White and Williams Limits Reach of New Jersey's Consumer Fraud Act in Two Reported Appellate Decisions
In two reported appellate decisions handed down days apart, attorneys at White and Williams limited the reach of New Jersey’s Consumer Fraud Act (CFA) (codified at N.J.S.A. 56:8-1 et seq.) by exempting licensed insurance producers and the sophisticated insurance products they market from the purview of the Act. On August 21, 2006, New Jersey’s Appellate Division ruled in Plemmons v. Blue Chip Ins. Servs., Inc., 2006 WL 2388672 (N.J. Super. Ct. App. Div. Aug. 21, 2006), that licensed producers are not subject to CFA claims, thus settling law which had been uncertain for at least nine years. In Cetel v. Kirwan Fin. Group, Inc., 2006 WL 2466855 (3d Cir. Aug. 28, 2006), the Third Circuit Court of Appeals ruled that the marketing of sophisticated employee benefit plans, known as a Voluntary Employee Beneficiary Associations (VEBA), were not ordinary consumer products within the purview of the Act.
New Jersey’s CFA was enacted to protect consumers against imposition and loss as a result of fraudulent practices by persons engaged in the sale of goods and services. The Act is commonly recognized as one of the strongest consumer protection laws in the United States. For many years, courts dismissed CFA claims against insurance companies and insurance brokers arising from the sale of insurance. This state of the law changed in 1997, however, when the New Jersey Supreme Court concluded in an insurance “loan packing” case that the CFA extended to the sale of insurance policies as goods and services that are marketed to consumers. But in 2004, the New Jersey Supreme Court concluded, in a case involving physicians, that “learned professionals” were beyond the reach of the CFA. Whether that decision could be extended to benefit the insurance brokerage community was uncertain until the recent decision in Plemmons.

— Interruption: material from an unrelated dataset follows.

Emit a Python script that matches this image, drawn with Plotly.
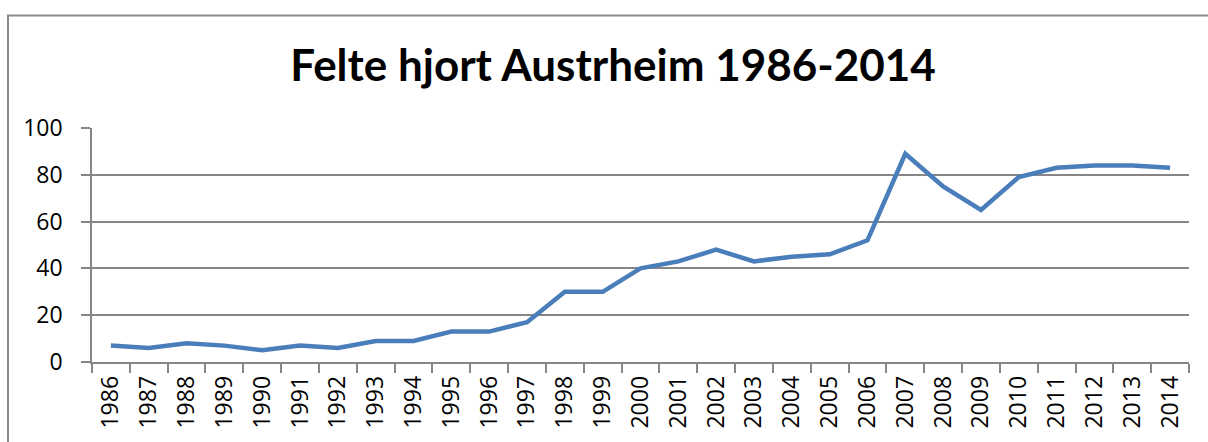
import plotly.graph_objects as go

years = [str(y) for y in range(1986, 2015)]
felte = [7, 6, 8, 7, 5, 7, 6, 9, 9, 13, 13, 17, 30, 30, 40, 43, 48, 43, 45, 46, 52, 89, 75, 65, 79, 83, 84, 84, 83]
title_text = "Felte hjort Austrheim 1986-2014"
y_ticks = [0, 20, 40, 60, 80, 100]

W, H = 1208, 442
L, R, T, B = 92, 19, 128, 80
pw, ph = W - L - R, H - T - B

grey = "#868686"
fig = go.Figure()
fig.add_trace(go.Scatter(x=years, y=felte, mode="lines",
                         line=dict(color="#4a7ebb", width=4.5, shape="linear"),
                         showlegend=False))

def px_x(p):
    return (p - L) / pw

def px_y(p):
    return 1 - (p - T) / ph

fig.update_layout(
    width=W, height=H,
    margin=dict(l=L, r=R, t=T, b=B, pad=0, autoexpand=False),
    paper_bgcolor="white", plot_bgcolor="white",
    font=dict(family="Open Sans, Liberation Sans, sans-serif", color="black", size=23),
    title=dict(text="<b>" + title_text + "</b>", x=613 / W, xanchor="center",
               y=1 - 66 / H, yanchor="middle", xref="container", yref="container",
               font=dict(family="Lato, Open Sans, sans-serif", size=44, color="black")),
    xaxis=dict(type="category", tickangle=-90, showgrid=False, showline=True,
               linecolor=grey, linewidth=1.5, ticks="outside", ticklen=9, tickcolor=grey,
               tickwidth=1.5, tickson="boundaries", range=[-0.5, len(years) - 0.5],
               tickfont=dict(size=23), zeroline=False, automargin=False,
               ticklabelstandoff=3),
    yaxis=dict(range=[0, 100], tickvals=y_ticks, showgrid=True, gridcolor=grey, gridwidth=1.5,
               showline=True, linecolor=grey, linewidth=1.5, ticks="outside", ticklen=9,
               tickcolor=grey, tickwidth=1.5, zeroline=False, ticklabelstandoff=14,
               tickfont=dict(size=23), automargin=False),
    shapes=[dict(type="rect", xref="paper", yref="paper",
                 x0=px_x(8), x1=px_x(1215), y0=px_y(450), y1=px_y(15.5),
                 line=dict(color="#8a8a8a", width=2), fillcolor="rgba(0,0,0,0)", layer="below")],
)

fig.write_html("out.html", config={"displayModeBar": False},
               post_script="document.body.style.margin='0';document.body.style.overflow='hidden';")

In Plemmons, White and Williams represented an insurance agency and a producer sued in the connection with the sale of business insurance policy. Although the jury initially returned a modest verdict against the brokers on the CFA claims, the trial judge ruled on post-trial motions that the brokers were learned professionals beyond the purview of the Act. New Jersey’s Appellate Division agreed, reasoning that licensed insurance brokers are “semi-professionals” excluded from liability under the CFA for services they render within the scope of their professional licenses. In reaching this conclusion, the Appellate Division noted that insurance producers were already regulated by other provisions of New Jersey Law, including the Insurance Producer Licensing Act (N.J.S.A. 17:22A-26 to 48) and the Standards of Conduct which are imposed upon the licensed brokerage community by the Department of Banking and Insurance (N.J.A.C. 11:17A-1.1 to 17D-2.8).
In Cetel, White and Williams represented an insurance broker who marketed sophisticated employee benefit plans sold to businesses. The plaintiffs asserted a CFA claim, but the district court entered summary judgment in favor of the brokers, ruling that the VEBA plans marketed by the insurance broker were not ordinary consumer transactions. The Third Circuit agreed. It found that the VEBA plans were sophisticated tax-avoidance schemes marketed to certain types of businesses. The plans were neither marketed nor available to the general public, and thus, were not ordinary consumer transactions within the purview of the Act.
Taken together, Plemmons and Cetel represent substantial victories for the insurance broker community in New Jersey because brokers will be exempt from the CFA’s treble d damage and attorney fee exposures.